Heikel wird die Zuständigkeitsfrage auch, weil den Kindern in Familien im Bürgergeld-Bezug ein Anteil an den Unterkunfts- und Heizkosten für die Wohnung rechnerisch zugeordnet wird. Dieser ist im Kinderzusatzbetrag von der Familienservicestelle enthalten. Oftmals zahlen Jobcenter aber die Mieten direkt an die Vermieter. Damit das auch weiterhin möglich ist, überweist das Jobcenter die Gesamtmiete dann nur aus dem Bürgergeld für die Eltern an die Vermieter. Die Eltern wiederum holen sich die Summe für den Mietanteil der Kinder aus der Kindergrundsicherung zurück. „Einfacher wäre es für alle Beteiligten, wenn das Jobcenter allein die vollständige Leistung gewähren würde“, schreibt der Deutsche Landkreistag in seiner Stellungnahme zum Referentenentwurf an das Ministerium.

Warnung vor Parallelstrukturen

Der Landkreistag lehnt den Entwurf ab und warnt vor „Doppel- und Parallelstrukturen“, wenn die Familienservicestellen der Bundesagentur für Arbeit die Kindergrundsicherung umsetzten.

Ungeklärt ist auch die Frage, welche Stellen künftig für die Leistungen für Bildung und Teilhabe, das „Bildungspaket“ zuständig sind.
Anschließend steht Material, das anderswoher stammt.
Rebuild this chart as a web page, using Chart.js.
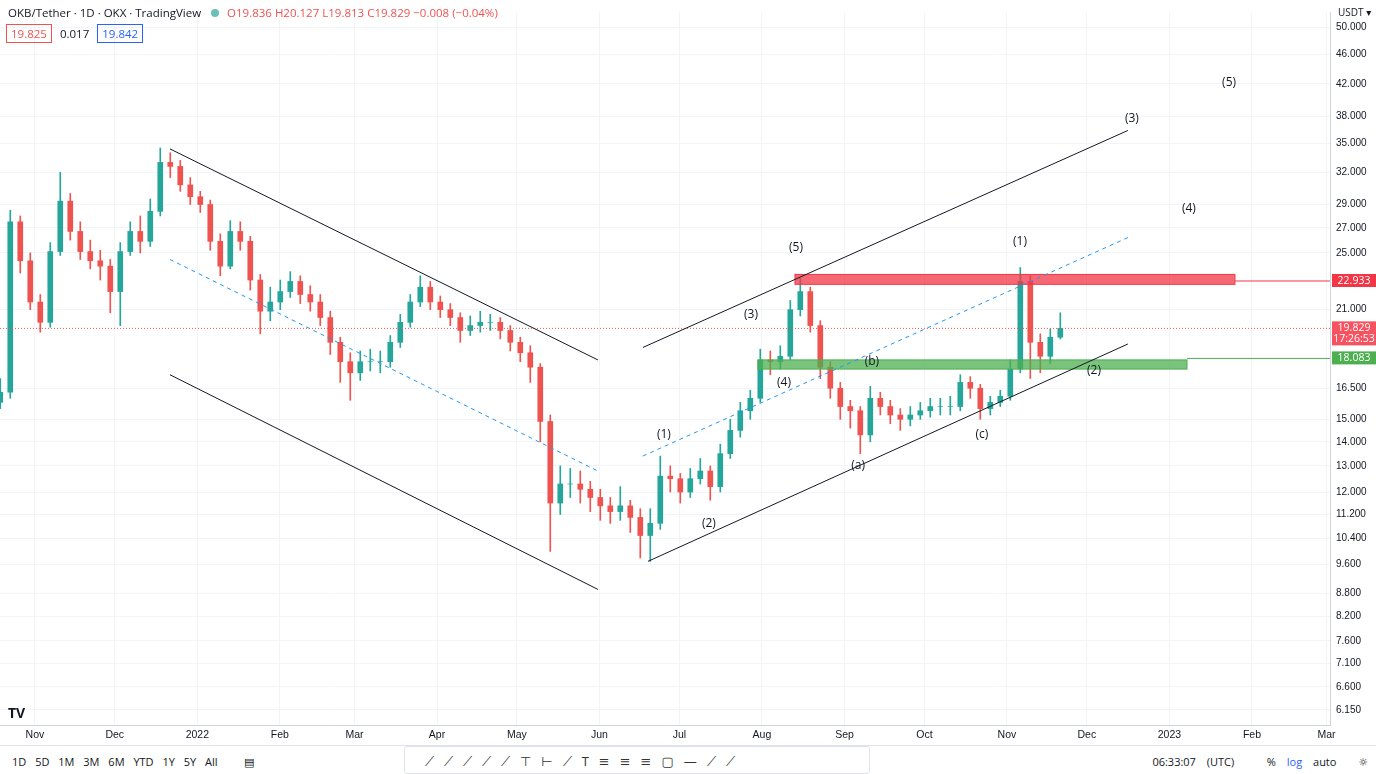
<!DOCTYPE html>
<html>
<head>
<meta charset="utf-8">
<script src="https://cdn.jsdelivr.net/npm/chart.js@4.4.0/dist/chart.umd.min.js"></script>
<style>
  body { margin:0; background:#fff; font-family: "Open Sans", "DejaVu Sans", sans-serif; color:#131722; }
  #wrap { position:relative; width:1376px; height:774px; overflow:hidden; }
  #cv { position:absolute; left:0; top:0; }
  .hdr { position:absolute; left:8px; top:5px; font-size:11.5px; white-space:nowrap; }
  .hdr .dot { display:inline-block; width:8px; height:8px; border-radius:4px; background:#26a69a; margin:0 8px 0 10px; opacity:.7 }
  .red { color:#ef5350; }
  .boxes { position:absolute; left:6px; top:24px; font-size:11.5px; }
  .boxes span { display:inline-block; padding:1px 4px; margin-right:4px; }
  .toolbar { position:absolute; left:0; top:745px; width:1376px; height:29px; border-top:1px solid #e0e3eb; font-size:11px; }
  .tf { position:absolute; left:12px; top:8px; word-spacing:6px; }
  .tools { position:absolute; left:404px; top:0; width:466px; height:28px; border:1px solid #e0e3eb; border-radius:3px; background:#fff; font-size:13px; letter-spacing:10px; line-height:28px; padding-left:20px; box-sizing:border-box; color:#333; }
  .rt { position:absolute; right:8px; top:8px; word-spacing:8px; }
  .usdt { position:absolute; left:1338px; top:5px; font-size:10px; }
  .logo { position:absolute; left:8px; top:703px; font-weight:bold; font-size:14px; }
</style>
</head>
<body>
<div id="wrap">
  <canvas id="cv" width="1376" height="745"></canvas>
  <div class="hdr">OKB/Tether · 1D · OKX · TradingView<span class="dot"></span><span class="red">O19.836 H20.127 L19.813 C19.829 −0.008 (−0.04%)</span></div>
  <div class="boxes"><span class="red" style="border:1px solid #ef5350">19.825</span><span>0.017</span><span style="color:#2962ff;border:1px solid #2962ff">19.842</span></div>
  <div class="usdt">USDT ▾</div>
  <div class="logo">TV</div>
  <div class="toolbar">
    <div class="tf">1D 5D 1M 3M 6M YTD 1Y 5Y All &nbsp; ▤</div>
    <div class="tools">⟋⟋⟋⟋⟋⊤⊢⟋T≡≡≡▢—⟋⟋</div>
    <div class="rt">06:33:07 (UTC) &nbsp; % <span style="color:#2962ff">log</span> auto &nbsp;☼</div>
  </div>
</div>
<script>
// days are counted from 2021-11-01
const startDay = -13;
const stepDays = 3.755;
const closes = [16.3,27.5,24.4,21.5,20.2,25.1,29.3,26.7,25.1,24.4,24.0,22.2,25.1,26.7,25.9,28.4,33.0,32.6,30.8,29.7,
  29.0,25.9,24.0,26.7,25.9,23.0,20.9,21.5,22.2,22.9,22.0,21.5,20.5,19.0,17.9,17.3,17.9,17.9,17.9,19.0,
  20.2,21.5,22.5,21.5,21.0,20.5,19.7,20.0,20.2,20.2,19.7,19.0,18.4,17.6,14.9,11.6,12.3,12.3,12.1,11.8,
  11.5,11.3,11.5,11.1,10.5,10.9,12.6,12.5,12.0,12.5,12.8,12.2,13.5,14.5,15.4,16.0,18.0,17.9,18.2,21.0,
  22.2,20.0,17.6,16.5,15.6,15.4,14.3,16.0,15.6,15.2,15.0,15.2,15.4,15.6,15.6,15.6,16.8,16.5,15.5,15.8,
  16.1,17.5,22.9,19.0,18.2,19.3,19.83];
const firstOpen = 15.8;
const highs = [17.0,28.5,28.0,25.0,22.0,25.8,32.0,30.0,27.5,26.0,25.2,24.5,25.8,27.5,28.0,29.5,34.5,34.0,33.2,31.5,
  30.2,29.4,26.5,27.6,27.5,26.3,23.4,22.5,23.0,23.6,23.3,22.6,22.0,20.9,19.3,18.4,18.5,18.6,18.5,19.4,
  20.7,22.0,23.3,22.9,21.9,21.4,20.8,20.6,20.9,20.7,20.5,20.0,19.3,18.8,17.8,15.2,13.0,12.9,12.8,12.4,
  12.1,11.8,12.2,11.7,11.4,11.4,13.4,13.0,12.7,12.9,13.3,13.0,13.9,15.0,15.8,16.4,18.6,18.5,18.8,21.6,
  23.1,22.5,20.3,17.9,16.8,15.9,15.6,16.6,16.3,15.9,15.5,15.6,15.8,16.0,16.0,16.1,17.2,17.1,16.7,16.1,
  16.4,18.0,23.9,23.3,19.5,19.8,20.8];
const lows = [15.5,16.0,23.5,21.0,19.6,19.9,24.8,26.0,24.5,23.8,23.0,20.8,20.0,24.8,25.0,25.5,28.0,31.5,30.2,29.0,
  28.3,25.2,23.3,23.8,25.2,22.3,19.5,20.3,21.0,21.8,21.4,20.9,20.0,18.3,16.8,15.9,16.9,17.4,17.3,17.6,
  18.7,19.9,21.2,21.0,20.5,20.0,19.0,19.4,19.6,19.7,19.2,18.5,17.9,16.8,14.0,10.0,11.2,11.8,11.6,11.3,
  11.0,10.9,11.0,10.6,9.8,9.7,10.7,12.0,11.6,11.8,12.3,11.7,12.0,13.3,14.2,15.0,15.8,17.2,17.5,18.0,
  20.6,19.6,17.0,16.0,15.0,14.6,13.5,14.0,15.2,14.8,14.5,14.7,15.0,15.1,15.2,15.2,15.4,16.0,15.0,15.2,
  15.6,15.9,17.3,17.0,17.3,17.8,19.2];

const monthDays = [0,30,61,92,120,151,181,212,242,273,304,334,365,395,426,457,485];
const monthLabels = ['Nov','Dec','2022','Feb','Mar','Apr','May','Jun','Jul','Aug','Sep','Oct','Nov','Dec','2023','Feb','Mar'];
const yTicks = [50,46,42,38,35,32,29,27,25,21,16.5,15,14,13,12,11.2,10.4,9.6,8.8,8.2,7.6,7.1,6.6,6.15];

// drawn trend lines: [day1, price1, day2, price2, dashed]
const trendLines = [
  [50.7,34.4,211.4,18.0,false],
  [50.7,17.2,211.4,8.9,false],
  [50.7,24.5,211.4,12.8,true],
  [228.3,18.7,410.4,36.4,false],
  [230.2,9.7,410.4,18.9,false],
  [228.3,13.4,410.4,26.2,true]
];
// zones: [day1, day2, low, high, level]
const resistZone = [285.4,450.6,22.7,23.4,22.933];
const supportZone = [271.5,432.6,17.5,18.0,18.083];
const lastPrice = 19.829;
const waveLabels = ['(1)','(2)','(3)','(4)','(5)','(b)','(a)','(c)','(1)','(2)','(3)','(4)','(5)'];
const waveDays = [236.2,253.1,268.9,281.3,285.8,314.3,309.1,355.6,369.9,397.7,411.9,433.3,448.4];
const wavePrices = [14.3,10.9,20.7,16.8,25.4,17.9,13.0,14.3,25.9,17.4,37.8,28.6,42.2];

const UP = '#26a69a', DOWN = '#ef5350';
const bodies = [], wicks = [], colors = [];
closes.forEach((c, i) => {
  const o = i === 0 ? firstOpen : closes[i - 1];
  const d = startDay + i * stepDays;
  bodies.push({ x: d, y: [o, c] });
  wicks.push({ x: d, y: [lows[i], highs[i]] });
  colors.push(c >= o ? UP : DOWN);
});

const overlay = {
  id: 'overlay',
  afterDatasetsDraw(chart) {
    const { ctx, chartArea: a, scales: { x, y } } = chart;
    ctx.save();
    ctx.beginPath(); ctx.rect(a.left, a.top, a.right - a.left, a.bottom - a.top); ctx.clip();
    // last price dotted
    ctx.strokeStyle = DOWN; ctx.lineWidth = 1; ctx.setLineDash([1, 2]);
    ctx.beginPath(); ctx.moveTo(a.left, y.getPixelForValue(lastPrice)); ctx.lineTo(a.right, y.getPixelForValue(lastPrice)); ctx.stroke();
    // zones
    const zone = (z, fill, line) => {
      const x1 = x.getPixelForValue(z[0]), x2 = x.getPixelForValue(z[1]);
      const y1 = y.getPixelForValue(z[3]), y2 = y.getPixelForValue(z[2]);
      ctx.setLineDash([]);
      ctx.fillStyle = fill; ctx.fillRect(x1, y1, x2 - x1, y2 - y1);
      ctx.strokeStyle = line; ctx.strokeRect(x1, y1, x2 - x1, y2 - y1);
      const ly = y.getPixelForValue(z[4]);
      ctx.beginPath(); ctx.moveTo(x2, ly); ctx.lineTo(a.right, ly); ctx.stroke();
    };
    zone(resistZone, 'rgba(242,54,69,0.75)', '#f23645');
    zone(supportZone, 'rgba(76,175,80,0.75)', '#4caf50');
    // trend lines
    trendLines.forEach(t => {
      ctx.strokeStyle = t[4] ? '#2196f3' : '#131722';
      ctx.setLineDash(t[4] ? [4, 4] : []);
      ctx.lineWidth = 1;
      ctx.beginPath();
      ctx.moveTo(x.getPixelForValue(t[0]), y.getPixelForValue(t[1]));
      ctx.lineTo(x.getPixelForValue(t[2]), y.getPixelForValue(t[3]));
      ctx.stroke();
    });
    ctx.setLineDash([]);
    ctx.fillStyle = '#131722'; ctx.font = '12px "Open Sans"'; ctx.textAlign = 'center'; ctx.textBaseline = 'middle';
    waveLabels.forEach((l, i) => ctx.fillText(l, x.getPixelForValue(waveDays[i]), y.getPixelForValue(wavePrices[i])));
    ctx.restore();
    // price boxes on axis
    ctx.save();
    ctx.font = '10.5px "Open Sans"'; ctx.textAlign = 'center'; ctx.textBaseline = 'middle';
    const box = (v, col, extra) => {
      const py = y.getPixelForValue(v);
      const h = extra ? 24 : 13;
      ctx.fillStyle = col; ctx.fillRect(a.right + 2, py - 7, 44, h);
      ctx.fillStyle = '#fff'; ctx.fillText(v.toFixed(3), a.right + 24, py);
      if (extra) ctx.fillText(extra, a.right + 24, py + 11);
    };
    box(resistZone[4], '#f23645');
    box(supportZone[4], '#4caf50');
    box(lastPrice, '#f7525f', '17:26:53');
    ctx.restore();
  }
};

new Chart(document.getElementById('cv'), {
  type: 'bar',
  data: {
    datasets: [
      { data: wicks, backgroundColor: colors, barThickness: 1, grouped: false, order: 2 },
      { data: bodies, backgroundColor: colors, barThickness: 5, grouped: false, order: 1 }
    ]
  },
  options: {
    responsive: false, animation: false,
    layout: { padding: 0 },
    plugins: { legend: { display: false }, tooltip: { enabled: false } },
    scales: {
      x: {
        type: 'linear', min: -13.1, max: 486.3, offset: false,
        grid: { color: '#f3f4f7', drawTicks: false, offset: false },
        border: { color: '#d1d4dc' },
        afterBuildTicks: s => { s.ticks = monthDays.map(v => ({ value: v })); },
        afterFit: s => { s.height = 20; },
        ticks: { autoSkip: false, maxRotation: 0, color: '#131722', font: { size: 10.5 }, padding: 4,
          callback: v => monthLabels[monthDays.indexOf(v)] }
      },
      y: {
        type: 'logarithmic', position: 'right', min: 5.87, max: 52.36,
        grid: { color: '#f3f4f7', drawTicks: false },
        border: { color: '#d1d4dc' },
        afterBuildTicks: s => { s.ticks = yTicks.map(v => ({ value: v })); },
        afterFit: s => { s.width = 46; },
        ticks: { autoSkip: false, color: '#131722', font: { size: 10 }, padding: 6,
          callback: v => Number(v).toFixed(3) }
      }
    }
  },
  plugins: [overlay]
});
</script>
</body>
</html>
Für die Gewährung von Zuschüssen zum Schulwessen, für Schulausflüge, Monatskarten und Nachhilfe sollen weiterhin die Länder zuständig sein, die dann wiederum die Ausführung der Leistungen für Bildung und Teilhabe „auf die Gemeinden“ übertragen können, so der Entwurf. Nach Vereinfachung für die Leis­tungs­emp­fän­ge­r:in­nen klingt das nicht.